** Start DATA **

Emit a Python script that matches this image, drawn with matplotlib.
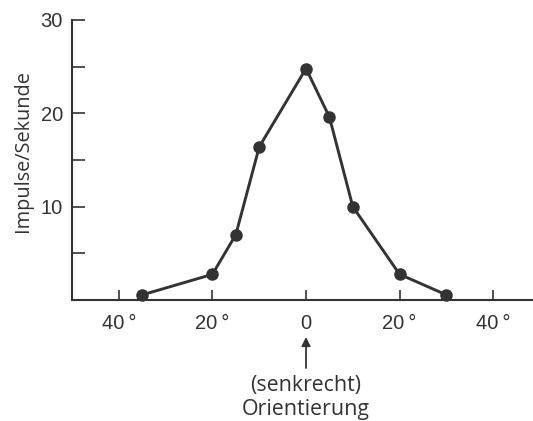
import os
import matplotlib
matplotlib.use('Agg')
import matplotlib.pyplot as plt
import matplotlib.transforms as mtransforms
from matplotlib import font_manager as fm

# orientation (degrees) and response (impulses per second)
angles = [-35, -20, -15, -10, 0, 5, 10, 20, 30]
rates = [0.55, 2.75, 7.0, 16.4, 24.8, 19.6, 10.0, 2.75, 0.55]

xticks = [-40, -20, 0, 20, 40]
xticklabels = ['40\u2009°', '20\u2009°', '0', '20\u2009°', '40\u2009°']
yticks = [10, 20, 30]
yminor = [5, 15, 25]

ink = '#333333'


def font(filename, family, size):
    # pick the exact file so that narrow/condensed cuts are never chosen
    for path in fm.findSystemFonts():
        if os.path.basename(path).lower() == filename.lower():
            return fm.FontProperties(fname=path, size=size)
    return fm.FontProperties(family=family, size=size)


tick_font = font('LiberationSans-Regular.ttf', 'Liberation Sans', 14.5)
label_font = font('OpenSans-Regular.ttf', 'Open Sans', 14.3)
text_font = font('OpenSans-Regular.ttf', 'Open Sans', 15.4)

fig = plt.figure(figsize=(5.33, 4.21), dpi=100)
ax = fig.add_axes([0.1351, 0.2874, 0.8649, 0.6651])

ax.plot(angles, rates, color=ink, lw=2.1, marker='o', ms=8,
        mfc=ink, mec=ink, clip_on=False, zorder=3)

ax.set_xlim(-50, 48.5)
ax.set_ylim(0, 30)

for side in ['top', 'right']:
    ax.spines[side].set_visible(False)
for side in ['left', 'bottom']:
    ax.spines[side].set_color(ink)
    ax.spines[side].set_linewidth(1.5)

ax.set_xticks(xticks)
ax.set_xticklabels(xticklabels, fontproperties=tick_font, color=ink)
ax.set_yticks(yticks)
ax.set_yticks(yminor, minor=True)
ax.set_yticklabels([str(v) for v in yticks], fontproperties=tick_font, color=ink)

ax.tick_params(axis='x', direction='in', length=7.5, width=1.2, color=ink, pad=10)
ax.tick_params(axis='y', which='both', direction='in', length=9, width=1.2, color=ink, pad=6.5)

ax.set_ylabel('Impulse/Sekunde', fontproperties=label_font, color=ink)
ax.yaxis.set_label_coords(-0.085, 0.532)

# arrow and label under the zero mark
trans = mtransforms.blended_transform_factory(ax.transData, fig.transFigure)
ax.annotate('', xy=(0, 1 - 337 / 421), xytext=(0, 1 - 368 / 421),
            xycoords=trans, textcoords=trans,
            arrowprops=dict(arrowstyle='-|>', color=ink, lw=1.3,
                            mutation_scale=13, shrinkA=0, shrinkB=0))
ax.text(0, 1 - 385 / 421, '(senkrecht)', transform=trans, ha='center', va='center',
        fontproperties=text_font, color=ink)
ax.text(0, 1 - 409 / 421, 'Orientierung', transform=trans, ha='center', va='center',
        fontproperties=text_font, color=ink)

fig.savefig('out.png', dpi=100, facecolor='white')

** End DATA **

:: EXERCISE DETAILS ::
Write out again every line above exactly as given; the pictures do not belong in the copy.

:: FULL RESPONSE ::
Emit a Python script that matches this image, drawn with matplotlib.
import os
import matplotlib
matplotlib.use('Agg')
import matplotlib.pyplot as plt
import matplotlib.transforms as mtransforms
from matplotlib import font_manager as fm

# orientation (degrees) and response (impulses per second)
angles = [-35, -20, -15, -10, 0, 5, 10, 20, 30]
rates = [0.55, 2.75, 7.0, 16.4, 24.8, 19.6, 10.0, 2.75, 0.55]

xticks = [-40, -20, 0, 20, 40]
xticklabels = ['40\u2009°', '20\u2009°', '0', '20\u2009°', '40\u2009°']
yticks = [10, 20, 30]
yminor = [5, 15, 25]

ink = '#333333'


def font(filename, family, size):
    # pick the exact file so that narrow/condensed cuts are never chosen
    for path in fm.findSystemFonts():
        if os.path.basename(path).lower() == filename.lower():
            return fm.FontProperties(fname=path, size=size)
    return fm.FontProperties(family=family, size=size)


tick_font = font('LiberationSans-Regular.ttf', 'Liberation Sans', 14.5)
label_font = font('OpenSans-Regular.ttf', 'Open Sans', 14.3)
text_font = font('OpenSans-Regular.ttf', 'Open Sans', 15.4)

fig = plt.figure(figsize=(5.33, 4.21), dpi=100)
ax = fig.add_axes([0.1351, 0.2874, 0.8649, 0.6651])

ax.plot(angles, rates, color=ink, lw=2.1, marker='o', ms=8,
        mfc=ink, mec=ink, clip_on=False, zorder=3)

ax.set_xlim(-50, 48.5)
ax.set_ylim(0, 30)

for side in ['top', 'right']:
    ax.spines[side].set_visible(False)
for side in ['left', 'bottom']:
    ax.spines[side].set_color(ink)
    ax.spines[side].set_linewidth(1.5)

ax.set_xticks(xticks)
ax.set_xticklabels(xticklabels, fontproperties=tick_font, color=ink)
ax.set_yticks(yticks)
ax.set_yticks(yminor, minor=True)
ax.set_yticklabels([str(v) for v in yticks], fontproperties=tick_font, color=ink)

ax.tick_params(axis='x', direction='in', length=7.5, width=1.2, color=ink, pad=10)
ax.tick_params(axis='y', which='both', direction='in', length=9, width=1.2, color=ink, pad=6.5)

ax.set_ylabel('Impulse/Sekunde', fontproperties=label_font, color=ink)
ax.yaxis.set_label_coords(-0.085, 0.532)

# arrow and label under the zero mark
trans = mtransforms.blended_transform_factory(ax.transData, fig.transFigure)
ax.annotate('', xy=(0, 1 - 337 / 421), xytext=(0, 1 - 368 / 421),
            xycoords=trans, textcoords=trans,
            arrowprops=dict(arrowstyle='-|>', color=ink, lw=1.3,
                            mutation_scale=13, shrinkA=0, shrinkB=0))
ax.text(0, 1 - 385 / 421, '(senkrecht)', transform=trans, ha='center', va='center',
        fontproperties=text_font, color=ink)
ax.text(0, 1 - 409 / 421, 'Orientierung', transform=trans, ha='center', va='center',
        fontproperties=text_font, color=ink)

fig.savefig('out.png', dpi=100, facecolor='white')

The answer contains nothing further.